About Rebecca Eckler
Since becoming pregnant with her daughter Rowan, Canadian journalist and author Rebecca Eckler has penned three hilarious books, including the best-selling Knocked Up. Catch Rebecca’s weekly unique perspective on motherhood and single parenthood.
If anyone knows about guilt, it’s this Jewish, neurotic single mother. I feel guilty about pretty much everything. I’m working on it. Frankly, feeling guilty is exhausting, but it’s probably in my DNA, so I’m screwed.
Anyway, it’s not even 11am and, like Alice in Wonderland who can imagine many impossible things before breakfast, I am feeling guilty about a dozen things before lunch.
I have Mother Guilt. Work Guilt.

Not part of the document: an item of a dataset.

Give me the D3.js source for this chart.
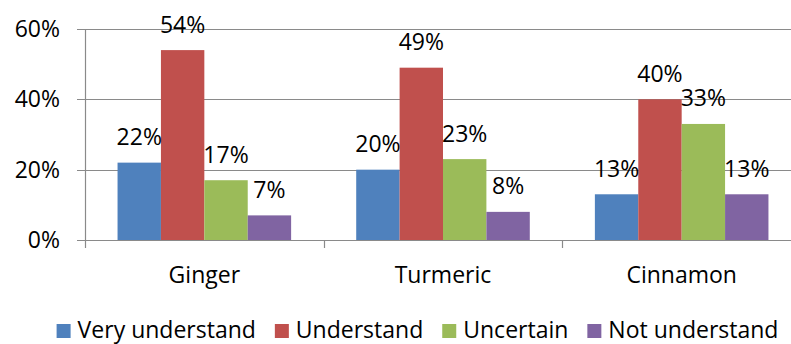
<!DOCTYPE html>
<html>
<head>
<meta charset="utf-8">
<script src="https://cdn.jsdelivr.net/npm/d3@7"></script>
<style>
  html, body { margin: 0; padding: 0; background: #ffffff; }
  svg { display: block; }
  text { font-family: "Open Sans", "Noto Sans", sans-serif; fill: #000; }
</style>
</head>
<body>
<svg id="chart" width="791" height="344"></svg>
<script>
// Spice awareness survey: share of respondents per level of understanding
const categories = ["Ginger", "Turmeric", "Cinnamon"];
const seriesNames = ["Very understand", "Understand", "Uncertain", "Not understand"];
const veryUnderstand = [22, 20, 13];
const understand = [54, 49, 40];
const uncertain = [17, 23, 33];
const notUnderstand = [7, 8, 13];
const yTicks = [0, 20, 40, 60];
const colors = ["#4F81BD", "#C0504D", "#9BBB59", "#8064A2"];

const seriesValues = [veryUnderstand, understand, uncertain, notUnderstand];

const svg = d3.select("#chart");
const plot = { left: 85, right: 801, top: 29, bottom: 240 };
const fontSize = 23;

const x0 = d3.scaleBand()
  .domain(categories)
  .range([plot.left, plot.right])
  .paddingInner(0)
  .paddingOuter(0);

const x1 = d3.scaleBand()
  .domain(seriesNames)
  .range([0, x0.bandwidth()])
  .paddingInner(0)
  .paddingOuter(0.75);

const y = d3.scaleLinear()
  .domain([0, 60])
  .range([plot.bottom, plot.top]);

const gridColor = "#8a8a8a";

// horizontal gridlines with small outer ticks
svg.append("g")
  .selectAll("line")
  .data(yTicks)
  .join("line")
  .attr("x1", plot.left - 8)
  .attr("x2", plot.right)
  .attr("y1", d => Math.round(y(d)) + 0.5)
  .attr("y2", d => Math.round(y(d)) + 0.5)
  .attr("stroke", gridColor)
  .attr("stroke-width", 1.2);

// y tick labels
svg.append("g")
  .selectAll("text")
  .data(yTicks)
  .join("text")
  .attr("x", 60)
  .attr("y", d => y(d) + 8)
  .attr("text-anchor", "end")
  .style("font-size", fontSize + "px")
  .text(d => d3.format(".0%")(d / 100));

// bars
const cells = (c, ci) => seriesNames.map((s, si) => ({ s, si, v: seriesValues[si][ci] }));

const groups = svg.append("g")
  .selectAll("g")
  .data(categories)
  .join("g")
  .attr("transform", c => `translate(${x0(c)},0)`);

groups.selectAll("rect")
  .data(cells)
  .join("rect")
  .attr("x", d => x1(d.s))
  .attr("width", x1.bandwidth())
  .attr("y", d => y(d.v))
  .attr("height", d => y(0) - y(d.v))
  .attr("fill", d => colors[d.si]);

// value labels above the bars
groups.selectAll("text")
  .data(cells)
  .join("text")
  .attr("x", d => x1(d.s) + x1.bandwidth() / 2)
  .attr("y", d => y(d.v) - 17.5)
  .attr("text-anchor", "middle")
  .style("font-size", fontSize + "px")
  .text(d => d.v + "%");

// y axis line and category separator ticks
svg.append("line")
  .attr("x1", plot.left + 0.5).attr("x2", plot.left + 0.5)
  .attr("y1", plot.top).attr("y2", plot.bottom + 8)
  .attr("stroke", gridColor).attr("stroke-width", 1.2);

svg.append("g")
  .selectAll("line")
  .data(categories.slice(1))
  .join("line")
  .attr("x1", c => Math.round(x0(c)) + 0.5)
  .attr("x2", c => Math.round(x0(c)) + 0.5)
  .attr("y1", plot.bottom)
  .attr("y2", plot.bottom + 8)
  .attr("stroke", gridColor)
  .attr("stroke-width", 1.2);

// category labels
svg.append("g")
  .selectAll("text")
  .data(categories)
  .join("text")
  .attr("x", c => x0(c) + x0.bandwidth() / 2)
  .attr("y", 283)
  .attr("text-anchor", "middle")
  .style("font-size", fontSize + "px")
  .text(c => c);

// legend
const legend = svg.append("g");
const swatch = 14, swGap = 7, itemGap = 19;
const items = legend.selectAll("g")
  .data(seriesNames)
  .join("g");
items.append("rect")
  .attr("width", swatch)
  .attr("height", swatch)
  .attr("y", 324)
  .attr("fill", (d, i) => colors[i]);
items.append("text")
  .attr("x", swatch + swGap)
  .attr("y", 338)
  .style("font-size", fontSize + "px")
  .text(d => d);

let widths = [];
items.each(function () {
  widths.push(swatch + swGap + d3.select(this).select("text").node().getComputedTextLength());
});
const total = d3.sum(widths) + itemGap * (widths.length - 1);
let cx = 417.5 - total / 2;
items.attr("transform", (d, i) => {
  const t = `translate(${cx},0)`;
  cx += widths[i] + itemGap;
  return t;
});
</script>
</body>
</html>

Life Guilt. But there is one thing I have never felt. It’s called “Wife Guilt.” I had never heard of such a thing, even when I was engaged.
At a recent party held in New York, in honour of Canadian bloggers (and sponsored by this site and Bunchland), I met a very nice mother. She was one of those women you just can’t help but like. In my head I called her “the Saint from Nova Scotia.” After asking her how she was enjoying her stay in New York, she responded, “I’m ready to get back. I’m feeling guilty.” Since it was a mommy blogger crowd, I assumed she was feeling guilty for being away from her children. “I’m feeling wife guilt,” she announced. I thought, “What the hell is that?”
That’s because, trust me, all the women there were having the times of their lives. Did some of them talk about missing their children? Absolutely. Did some feel guilty about leaving their children? Of course! But not one of the dozens of other women I talked to mentioned anything about Wife Guilt. Except this Saint from Nova Scotia. She felt bad that she had left her children with their father for three days. She didn’t say anything about missing her children; just that she had Wife Guilt.
The majority of the women never mentioned their husbands except one other who, when she pointed out a guy and said he was cute and I shook my head “no” said, “I’ve been married ten years. You don’t know what it’s like.” Aside from the occasional, “My husband gave the baby the soother and I had just gotten him off of it,” there was not one word about feeling guilty about leaving husbands with the children. I’ve left my daughter with her father for a month and I only feel mother guilt that I’m missing seeing her at soccer and tennis camp. And I miss her to death. But I don’t feel guilty that he’s taking care of her.
Tell me the truth: Do you have wife guilt when you leave the kids or do you have mother guilt? There is a difference, as one Saint from Nova Scotia taught me.